Environmental Stewardship in the Harbor

Elk Rapids Harbor photo by Kristy Geldersma

Nikki Hayes, who grew up in Elk Rapids, Michigan, is a FLOW intern this fall. Currently a junior at Loyola University Chicago (LUC), she has spent her life close to the Great Lakes.

Growing up in Elk Rapids, I was fortunate to have a summer job throughout high school working as a dock attendant at the Edward C. Grace Memorial Harbor. I got to see both the good and the bad of human behavior in environmental stewardship.

While working at the harbor, I noticed litter-like napkins, plastic bags and cups flowing from the shorelines near the fueling docks along with pollution from one of the highly populated beaches. As a dock attendant, I was assigned to clean the public restrooms at the Veterans Memorial Beach and the public restroom on Cedar Street.

The beach is used intensively by tourists and locals during the summer. While cleaning the bathrooms I noticed plumbing and sewage issues. Diapers and feminine care products, meant to go in the trash, were being flushed down toilets. This would often clog toilets. Signs were displayed inside and outside of the bathroom reminding beachgoers to properly dispose of materials that would be harmful to flush. This seemed to work, as I saw less and less non-flushable material improperly discarded.

I reached out to the current Harbor Master, Mike Singleton, to learn how pollution around the harbor is impacting operations.

Hayes: How are high water levels affecting business and other operations at the harbor?
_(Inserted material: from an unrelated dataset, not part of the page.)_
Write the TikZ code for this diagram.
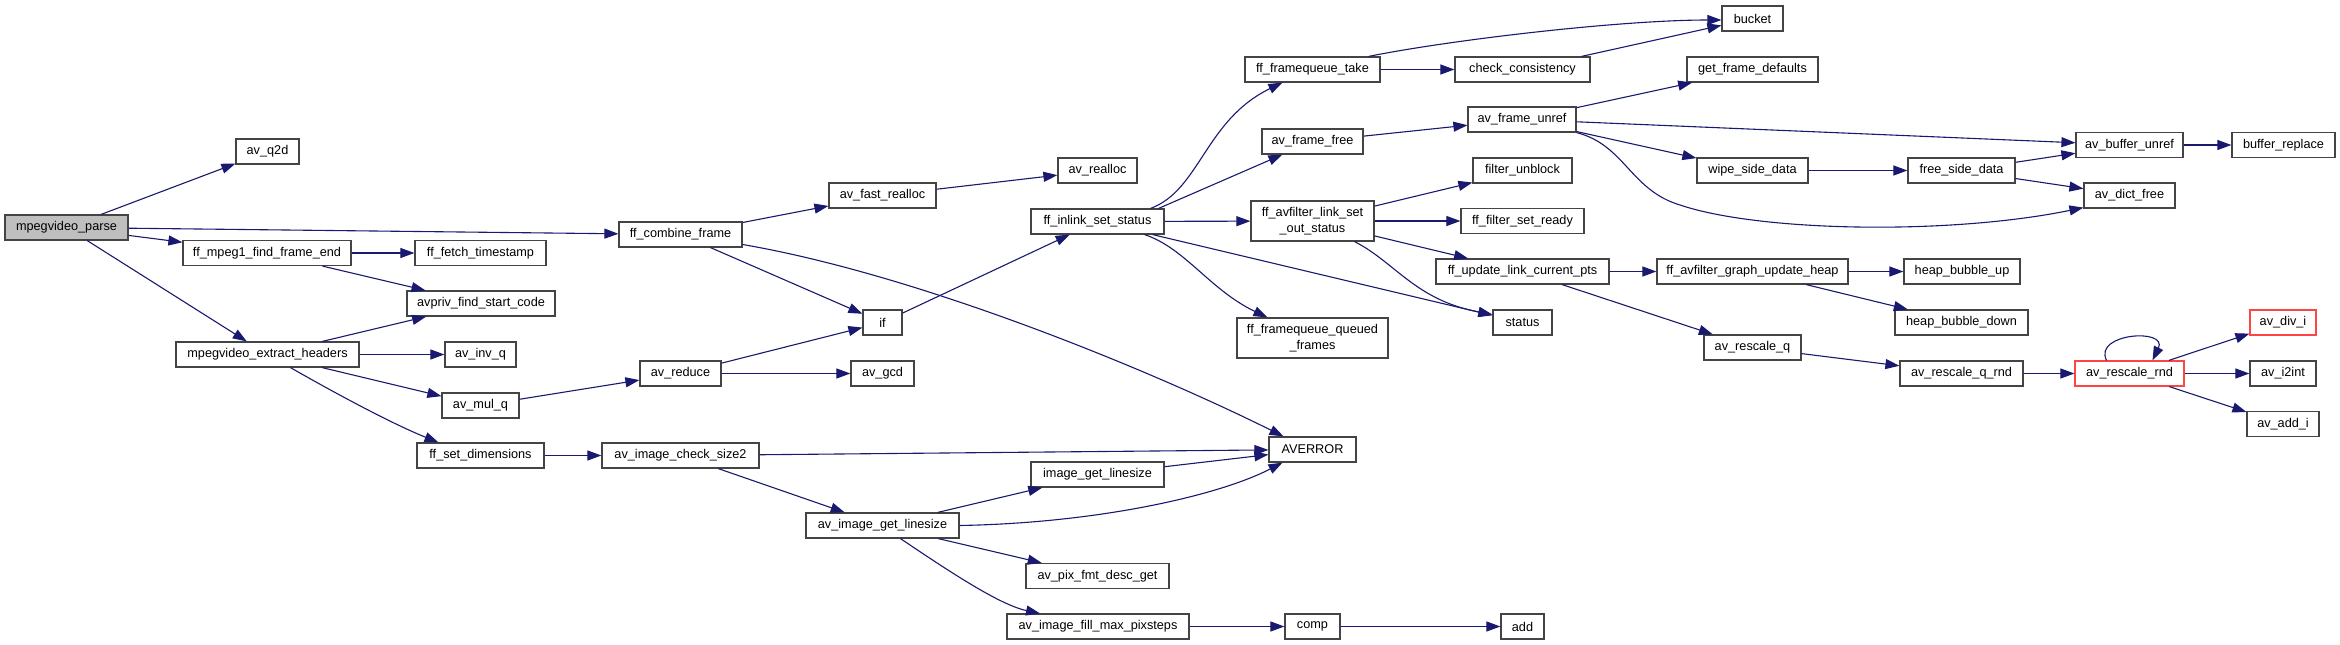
\documentclass[tikz,border=0pt]{standalone}
\usepackage{fontspec}
\newfontfamily\nodefont{Liberation Sans}
\usetikzlibrary{arrows.meta,calc}
\definecolor{edgeblue}{HTML}{191970}
\definecolor{boxline}{HTML}{444444}
\definecolor{rootfill}{HTML}{BFBFBF}
\definecolor{truncred}{HTML}{FF4444}
\tikzset{
  box/.style={draw=boxline, line width=1.2pt, fill=white, inner sep=0pt, minimum height=25pt,
    font=\nodefont\fontsize{12.7}{15.5}\selectfont, text=black, align=center},
  rootbox/.style={box, fill=rootfill},
  truncbox/.style={box, draw=truncred},
  arr/.style={draw=edgeblue, line width=1.1pt, -{Triangle[length=14pt,width=10pt]}}
}
\begin{document}
\begin{tikzpicture}[x=1pt,y=-1pt]
\useasboundingbox[fill=white] (0,0) rectangle (2340,645);
\node[rootbox,minimum width=123] (parse) at (66.5,227.5) {mpegvideo\_parse};
\node[box,minimum width=63] (q2d) at (267.5,151.5) {av\_q2d};
\node[box,minimum width=168] (mpeg1) at (267,253) {ff\_mpeg1\_find\_frame\_end};
\node[box,minimum width=131] (fetch) at (480.5,253) {ff\_fetch\_timestamp};
\node[box,minimum width=148] (avpriv) at (481,303.5) {avpriv\_find\_start\_code};
\node[box,minimum width=123] (combine) at (680.5,234.5) {ff\_combine\_frame};
\node[box,minimum width=107] (fastrealloc) at (882.5,195.5) {av\_fast\_realloc};
\node[box,minimum width=79] (realloc) at (1097.5,170.5) {av\_realloc};
\node[box,minimum width=133] (inlink) at (1097.5,221.5) {ff\_inlink\_set\_status};
\node[box,minimum width=39] (if) at (882.5,322.5) {if};
\node[box,minimum width=135] (fqtake) at (1312.5,69.5) {ff\_framequeue\_take};
\node[box,minimum width=135] (checkc) at (1522.5,69.5) {check\_consistency};
\node[box,minimum width=101] (framefree) at (1312.5,141.5) {av\_frame\_free};
\node[box,minimum width=108] (frameunref) at (1522,119.5) {av\_frame\_unref};
\node[box,minimum width=99] (unblock) at (1522.5,170.5) {filter\_unblock};
\node[box,minimum width=123,minimum height=40] (setout) at (1312.5,221) {ff\_avfilter\_link\_set\\\_out\_status};
\node[box,minimum width=123] (setready) at (1522.5,221) {ff\_filter\_set\_ready};
\node[box,minimum width=173] (updpts) at (1522.5,271.5) {ff\_update\_link\_current\_pts};
\node[box,minimum width=59] (status) at (1522.5,322.5) {status};
\node[box,minimum width=151,minimum height=40] (queued) at (1312.5,338) {ff\_framequeue\_queued\\\_frames};
\node[box,minimum width=61] (bucket) at (1752.5,18.5) {bucket};
\node[box,minimum width=131] (getdef) at (1752.5,69.5) {get\_frame\_defaults};
\node[box,minimum width=111] (wipe) at (1752.5,170.5) {wipe\_side\_data};
\node[box,minimum width=107] (freeside) at (1961.5,170.5) {free\_side\_data};
\node[box,minimum width=191] (heapupd) at (1752.5,271.5) {ff\_avfilter\_graph\_update\_heap};
\node[box,minimum width=116] (bubup) at (1962,271.5) {heap\_bubble\_up};
\node[box,minimum width=133] (bubdown) at (1961.5,322.5) {heap\_bubble\_down};
\node[box,minimum width=107] (bufunref) at (2129.5,145) {av\_buffer\_unref};
\node[box,minimum width=103] (bufrep) at (2283.5,145) {buffer\_replace};
\node[box,minimum width=91] (dictfree) at (2129.5,195.5) {av\_dict\_free};
\node[truncbox,minimum width=66] (divi) at (2283,322.5) {av\_div\_i};
\node[box,minimum width=183] (extract) at (267.5,354.5) {mpegvideo\_extract\_headers};
\node[box,minimum width=71] (invq) at (480.5,354.5) {av\_inv\_q};
\node[box,minimum width=77] (mulq) at (480.5,405.5) {av\_mul\_q};
\node[box,minimum width=81] (reduce) at (680.5,373.5) {av\_reduce};
\node[box,minimum width=127] (setdim) at (480.5,455.5) {ff\_set\_dimensions};
\node[box,minimum width=157] (checksize) at (680.5,455.5) {av\_image\_check\_size2};
\node[box,minimum width=63] (gcd) at (882.5,373.5) {av\_gcd};
\node[box,minimum width=133] (imgls) at (1097.5,474.5) {image\_get\_linesize};
\node[box,minimum width=153] (getls) at (882.5,525.5) {av\_image\_get\_linesize};
\node[box,minimum width=143] (pixfmt) at (1097.5,576) {av\_pix\_fmt\_desc\_get};
\node[box,minimum width=182] (fillmax) at (1098,626.5) {av\_image\_fill\_max\_pixsteps};
\node[box,minimum width=87] (averror) at (1312.5,449.5) {AVERROR};
\node[box,minimum width=55] (comp) at (1312.5,626.5) {comp};
\node[box,minimum width=43] (add) at (1522.5,626.5) {add};
\node[box,minimum width=97] (rescaleq) at (1752.5,347.5) {av\_rescale\_q};
\node[box,minimum width=123] (rqrnd) at (1961.5,373.5) {av\_rescale\_q\_rnd};
\node[truncbox,minimum width=109] (rrnd) at (2129.5,373.5) {av\_rescale\_rnd};
\node[box,minimum width=66] (i2int) at (2283,373.5) {av\_i2int};
\node[box,minimum width=72] (addi) at (2283,424) {av\_add\_i};

\draw[arr] (parse) -- (q2d);
\draw[arr] (parse) -- (combine);
\draw[arr] (parse) -- (mpeg1);
\draw[arr] (parse) -- (extract);
\draw[arr] (mpeg1) -- (fetch);
\draw[arr] (mpeg1) -- (avpriv);
\draw[arr] (extract) -- (avpriv);
\draw[arr] (extract) -- (invq);
\draw[arr] (extract) -- (mulq);
\draw[arr] ($(extract.south)+(23,0)$) .. controls (340,396) and (395,425) .. ($(setdim.north)+(-42,0)$);
\draw[arr] (combine) -- (fastrealloc);
\draw[arr] (combine) -- (if);
\draw[arr] ($(combine.east)+(0,10)$) .. controls (920,275) and (1150,370) .. ($(averror.north)+(-29,0)$);
\draw[arr] (fastrealloc) -- (realloc);
\draw[arr] (mulq) -- (reduce);
\draw[arr] (reduce) -- (if);
\draw[arr] (reduce) -- (gcd);
\draw[arr] (if) -- (inlink);
\draw[arr] (setdim) -- (checksize);
\draw[arr] (checksize) -- (averror);
\draw[arr] (checksize) -- (getls);
\draw[arr] (getls) -- (imgls);
\draw[arr] (getls.east) .. controls (1100,523) and (1220,495) .. ($(averror.south)+(-30,0)$);
\draw[arr] (getls) -- (pixfmt);
\draw[arr] ($(getls.south)+(18,0)$) .. controls (950,572) and (1000,605) .. ($(fillmax.north)+(-58,0)$);
\draw[arr] (imgls) -- (averror);
\draw[arr] (fillmax) -- (comp);
\draw[arr] (comp) -- (add);
\draw[arr] ($(inlink.north east)+(-14,0)$) .. controls (1200,190) and (1205,120) .. ($(fqtake.south west)+(38,0)$);
\draw[arr] ($(inlink.north east)+(-6,0)$) -- (framefree);
\draw[arr] (inlink) -- (setout);
\draw[arr] (inlink) -- (status);
\draw[arr] ($(inlink.south east)+(-20,0)$) .. controls (1185,248) and (1210,290) .. ($(queued.north west)+(31,0)$);
\draw[arr] ($(fqtake.north east)+(-12,0)$) .. controls (1450,40) and (1620,20) .. ($(bucket.west)+(0,1.5)$);
\draw[arr] (fqtake) -- (checkc);
\draw[arr] (checkc) -- (bucket);
\draw[arr] (framefree) -- (frameunref);
\draw[arr] (frameunref) -- (getdef);
\draw[arr] (frameunref) -- (bufunref);
\draw[arr] (frameunref) -- (wipe);
\draw[arr] (frameunref.south east) .. controls (1625,145) and (1630,190) .. (1680,205) .. controls (1760,232) and (1950,235) .. ($(dictfree.south west)+(0,-1)$);
\draw[arr] (wipe) -- (freeside);
\draw[arr] (freeside) -- (bufunref);
\draw[arr] (freeside) -- (dictfree);
\draw[arr] (bufunref) -- (bufrep);
\draw[arr] (setout) -- (unblock);
\draw[arr] (setout) -- (setready);
\draw[arr] (setout) -- (updpts);
\draw[arr] ($(setout.south)+(42,0)$) .. controls (1395,262) and (1415,300) .. ($(status.west)+(0,-8)$);
\draw[arr] (updpts) -- (heapupd);
\draw[arr] (updpts) -- (rescaleq);
\draw[arr] (heapupd) -- (bubup);
\draw[arr] (heapupd) -- (bubdown);
\draw[arr] (rescaleq) -- (rqrnd);
\draw[arr] (rqrnd) -- (rrnd);
\draw[arr] ($(rrnd.north)+(-23,0)$) .. controls (2093,333) and (2168,328) .. ($(rrnd.north)+(23,0)$);
\draw[arr] (rrnd) -- (divi);
\draw[arr] (rrnd) -- (i2int);
\draw[arr] (rrnd) -- (addi);
\end{tikzpicture}
\end{document}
Singleton: The high water levels have affected our infrastructure more this year than in any other since 1986. Our primary focus is on our electrical power supply in the junction boxes located at or below the current high water line. The junction boxes house the wires that come from the transformers and provide electrical power to our boat docks. Fortunately, when I arrived here 3 years ago, I worked with a marine electrician who ordered all new rubber gasket material for the interior lining of the boxes, which helps prevent the intrusion of water and prevent possible leakage of electricity back into the water. Electric Shock Drowning is a hot word in the marine industry right now. Unfortunately, some people who have been exposed to this stray electrical current have drowned. This is clearly a very serious issue that must be monitored on a daily basis here and with the high water so close to our electrical housing components there is potential for this to occur.

The electrical and cable conduit below the docks, the fresh water pipes (potable water), and the adjusted height of the boater docks would be next. The level of the docks was the next order of business for us. It is dangerous for boaters boarding and departing their boats with uneven or raised leveled docks. Having the appropriate height adjusted helps the boaters safely maneuver on and off boats. Having the docks raised also gives us the advantage of having those cables and conduit lines above the high water and eventual ice formation in the winter.

Hayes: What are the main pollution problems you experience at the harbor?

Singleton: The main pollution problem here at our harbor would be the discharge of boaters’ engine room bilge pumps directly into the water. As you know, we are a certified clean marina and that means we are very strict following the guidelines of keeping the water clean and free of pollutants. Boats have multiple bilge pumps located throughout many compartments. The engine compartment is the most common source of discharging pollutants into our waters. Nearly every vessel has some oil, water, hydraulic fluid, diesel/gas, and solvents in the engine compartment bilge. When the fluid level gets too high the bilge pump engages and will discharge the pollutants overboard into the lake. We must take action immediately when this happens to prevent the spread of these contaminants. We have oil absorbent mats that float along with a large absorbent boom to surround the area of contamination and contain. Once the spill is contained and the source of discharge has been secured, we have a hazardous material team come in to remove and dispose of the material safely.

Hayes: Do boaters wash the bottom of their boats to remove invasive species?

Singleton: Simply put, no, they do not. However, this season I had a company come in twice and offer free bottom cleaning services for boats hauling out at our launch ramp. This company provided literature as well as onsite education for the boaters. Overall, I believe it was a success that people were made aware of the invasive species problem we are having on the Great Lakes. We all need to do our part to continue to keep the Lakes as clean as possible.

Hayes: How can people help and reduce their impact?

Singleton: Boat owners and boat operators must conduct regular inspections of their boats ensuring that excessive oily wastes are cleaned up and disposed of properly before and after using their boats. Boaters should also educate themselves and be very aware of how discharge systems work onboard their vessels. Sewage systems can very easily be overlooked as well and can be directly discharged into the water with a simple turn of a valve or push of a button.